Until now, there has not been a standardised method of bringing soil moisture data together, so the network will advance the process of validation of remotely sensed soil moisture datasets from SMOS and NASA's future SMAP mission, as well as modelled soil moisture data.

Funded by ESA, the Institute of Photogrammetry and Remote Sensing at the Vienna University of Technology (TU Wien) is responsible for the network and data distribution.

Wouter Dorigo, from the institute commented that, "The International Soil Moisture Network clearly bridges a gap between organisations measuring soil moisture on the ground and people interested in using these data.

"Both sides have expressed strong interest in the network: many data providers hope to serve a larger community with their data, whereas the data users now, for the first time, have access to globally available datasets in a harmonised format for validating soil moisture estimates from satellites or models."

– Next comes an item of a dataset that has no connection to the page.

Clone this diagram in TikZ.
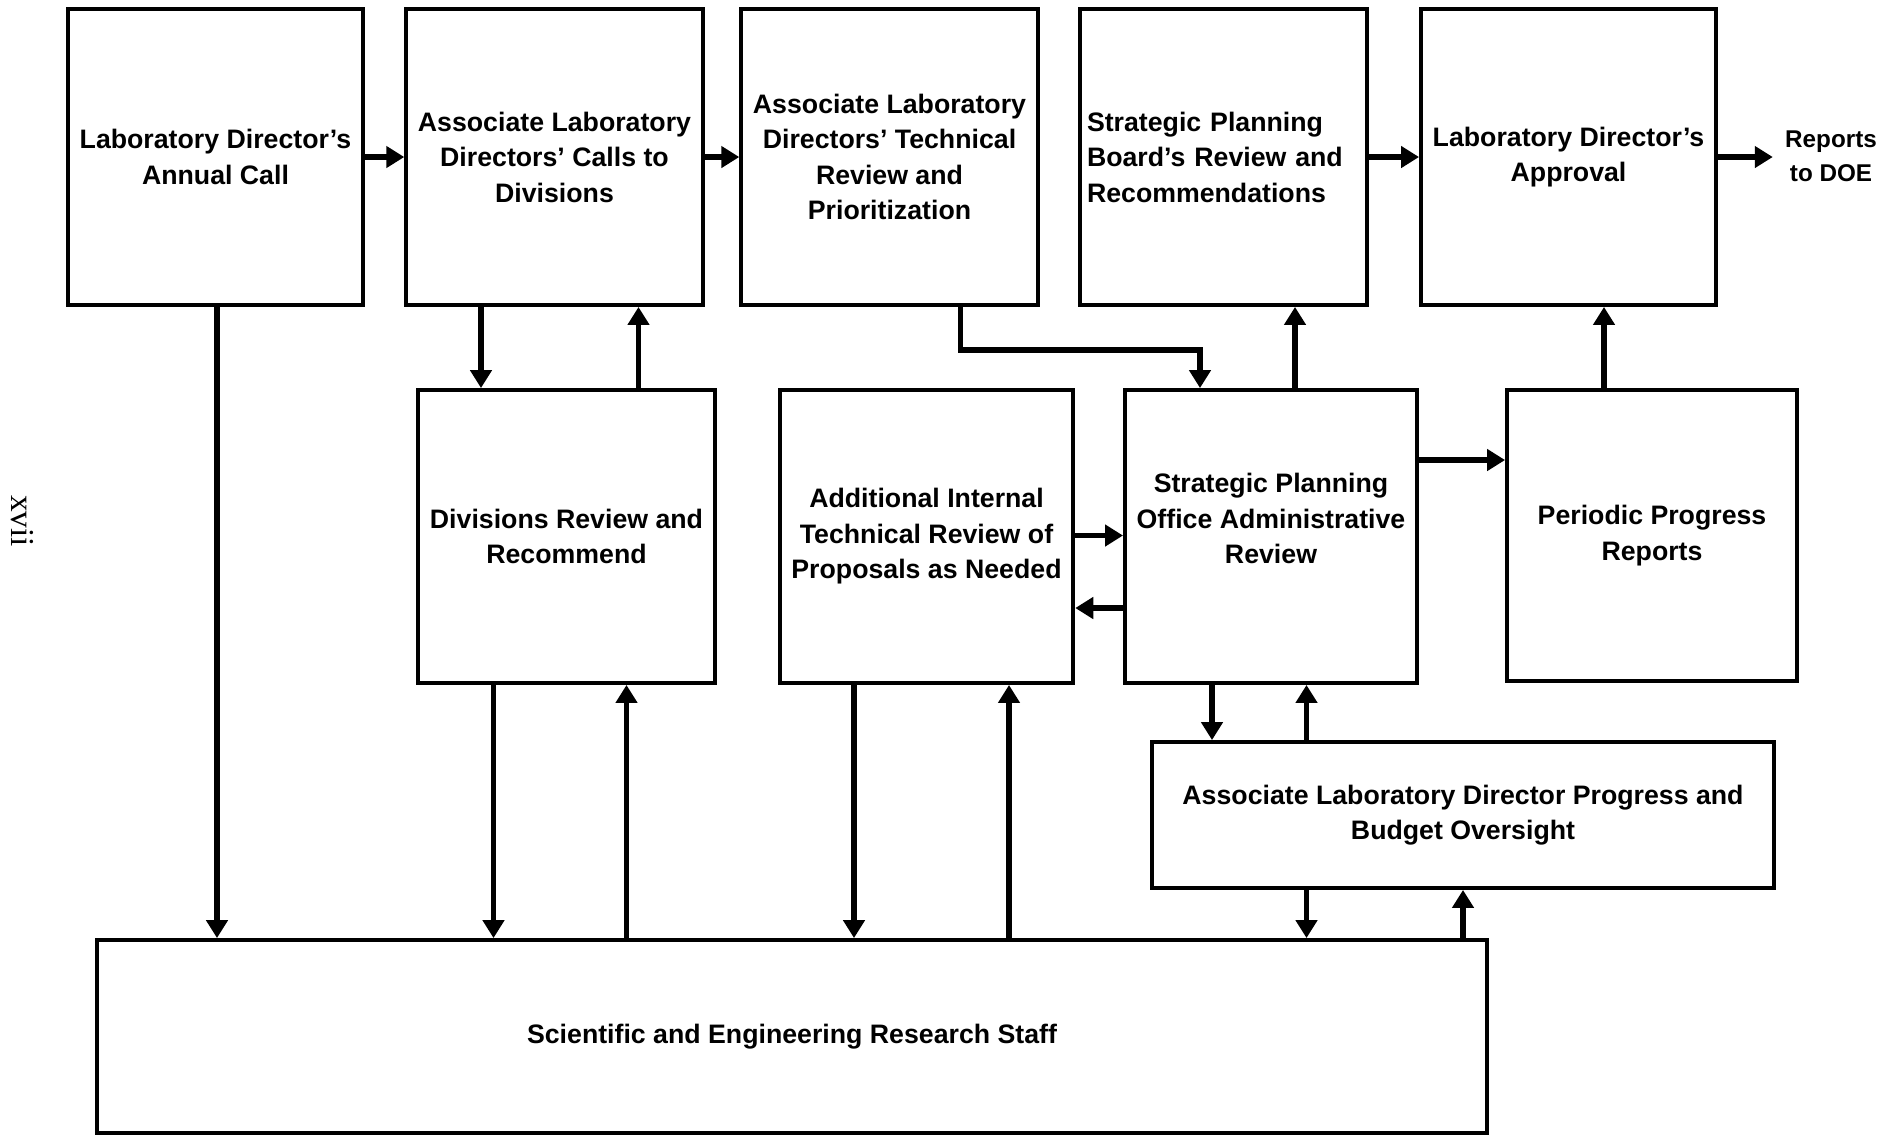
\documentclass[tikz,border=0pt]{standalone}
\usepackage{fontspec}
\setmainfont{Liberation Sans}
\newfontfamily\pagefont{Liberation Serif}
\usetikzlibrary{arrows.meta,calc}
\tikzset{feed/.style={line width=1.5pt, -{Triangle[length=1.8mm, width=2.1mm]}},
  stage/.style={draw, line width=1.1pt, font=\fontsize{7.6}{10.1}\selectfont\bfseries, align=center}}

\begin{document}
\begin{tikzpicture}
  \useasboundingbox (0,0) rectangle (19,-11.36);
  % top row
  \node[stage, minimum width=2.93cm, minimum height=2.96cm] (call) at (2.155,-1.57) {Laboratory Director's\\Annual Call};
  \node[stage, minimum width=2.89cm, minimum height=2.96cm] (alds) at (5.545,-1.57) {Associate Laboratory\\Directors' Calls to\\Divisions};
  \node[stage, minimum width=2.89cm, minimum height=2.96cm] (techrev) at (8.895,-1.57) {Associate Laboratory\\Directors' Technical\\Review and\\Prioritization};
  \node[stage, minimum width=2.87cm, minimum height=2.96cm, text width=2.73cm, inner xsep=0.7mm, align=left] (spb) at (12.235,-1.57) {Strategic Planning\\Board's Review and\\Recommendations};
  \node[stage, minimum width=2.89cm, minimum height=2.96cm] (ldok) at (15.685,-1.57) {Laboratory Director's\\Approval};
  \node[font=\fontsize{6.9}{9.6}\selectfont\bfseries, align=center] (doe) at (18.31,-1.56) {Reports\\to DOE};
  % middle row
  \node[stage, minimum width=2.89cm, minimum height=2.93cm] (divs) at (5.665,-5.365) {Divisions Review and\\Recommend};
  \node[stage, minimum width=2.87cm, minimum height=2.93cm] (addrev) at (9.265,-5.365) {Additional Internal\\Technical Review of\\Proposals as Needed};
  \node[stage, minimum width=2.86cm, minimum height=2.93cm] (spo) at (12.71,-5.365) {Strategic Planning\\Office Administrative\\Review\\\mbox{}};
  \node[stage, minimum width=2.90cm, minimum height=2.91cm] (ppr) at (16.52,-5.355) {Periodic Progress\\Reports};
  % bottom
  \node[stage, minimum width=6.22cm, minimum height=1.46cm] (aldpb) at (14.63,-8.15) {Associate Laboratory Director Progress and\\Budget Oversight};
  \node[stage, minimum width=13.9cm, minimum height=1.93cm] (staff) at (7.92,-10.365) {Scientific and Engineering Research Staff};
  \node[rotate=-90, font=\pagefont\fontsize{9.5}{11}\selectfont] (pgno) at (0.22,-5.21) {xvii};
  % connector columns and rows
  \coordinate (c0) at (2.17,0);
  \coordinate (c1) at (4.81,0);
  \coordinate (c2) at (6.385,0);
  \coordinate (c3) at (4.935,0);
  \coordinate (c4) at (6.265,0);
  \coordinate (c5) at (8.54,0);
  \coordinate (c6) at (10.09,0);
  \coordinate (c7) at (9.605,0);
  \coordinate (c8) at (12.00,0);
  \coordinate (c9) at (12.95,0);
  \coordinate (c10) at (16.04,0);
  \coordinate (c11) at (12.12,0);
  \coordinate (c12) at (13.065,0);
  \coordinate (r0) at (0,-3.50);
  \coordinate (r1) at (0,-4.60);
  \coordinate (r2) at (0,-5.355);
  \coordinate (r3) at (0,-6.08);
  % top flow
  \draw[feed] (call.east) -- (alds.west);
  \draw[feed] (alds.east) -- (techrev.west);
  \draw[feed] (spb.east) -- (ldok.west);
  \draw[feed] (ldok.east) -- (ldok.east -| doe.west);
  % up and down
  \draw[feed] (call.south -| c0) -- (staff.north -| c0);
  \draw[feed] (alds.south -| c1) -- (divs.north -| c1);
  \draw[feed] (divs.north -| c2) -- (alds.south -| c2);
  \draw[feed] (divs.south -| c3) -- (staff.north -| c3);
  \draw[feed] (staff.north -| c4) -- (divs.south -| c4);
  \draw[feed] (addrev.south -| c5) -- (staff.north -| c5);
  \draw[feed] (staff.north -| c6) -- (addrev.south -| c6);
  \draw[feed] (techrev.south -| c7) |- (r0 -| c8) -- (spo.north -| c8);
  \draw[feed] (spo.north -| c9) -- (spb.south -| c9);
  \draw[feed] (ppr.north -| c10) -- (ldok.south -| c10);
  \draw[feed] (spo.south -| c11) -- (aldpb.north -| c11);
  \draw[feed] (aldpb.north -| c12) -- (spo.south -| c12);
  \draw[feed] (aldpb.south -| c12) -- (staff.north -| c12);
  \draw[feed] (staff.north -| aldpb.south) -- (aldpb.south);
  % sideways
  \draw[feed] (spo.east |- r1) -- (ppr.west |- r1);
  \draw[feed] (addrev.east |- r2) -- (spo.west |- r2);
  \draw[feed] (spo.west |- r3) -- (addrev.east |- r3);
\end{tikzpicture}
\end{document}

Taking in soil moisture measurements
Taking in soil moisture measurements

Currently, the network hosts data from five operational networks in Europe and Australia, while several other networks have announced they will participate in the near future.

Recently, Alan Robock from Rutgers University, USA, announced they will transfer all in situ soil moisture datasets from the historical International Global Soil Moisture Data Bank into the network. Until the start of the International Soil Moisture Network the Global Soil Moisture Data Bank was the only noticeable initiative providing a centralised dissemination portal for in situ soil moisture measurements.

In addition, it is envisaged that India – through the Indian Space Research Organisation (ISRO) – will contribute to the network in the future.

For improved worldwide validation of satellite and model estimates of soil moisture, all campaign and operational soil moisture networks are welcome to share their data with the scientific community through the International Soil Moisture Network.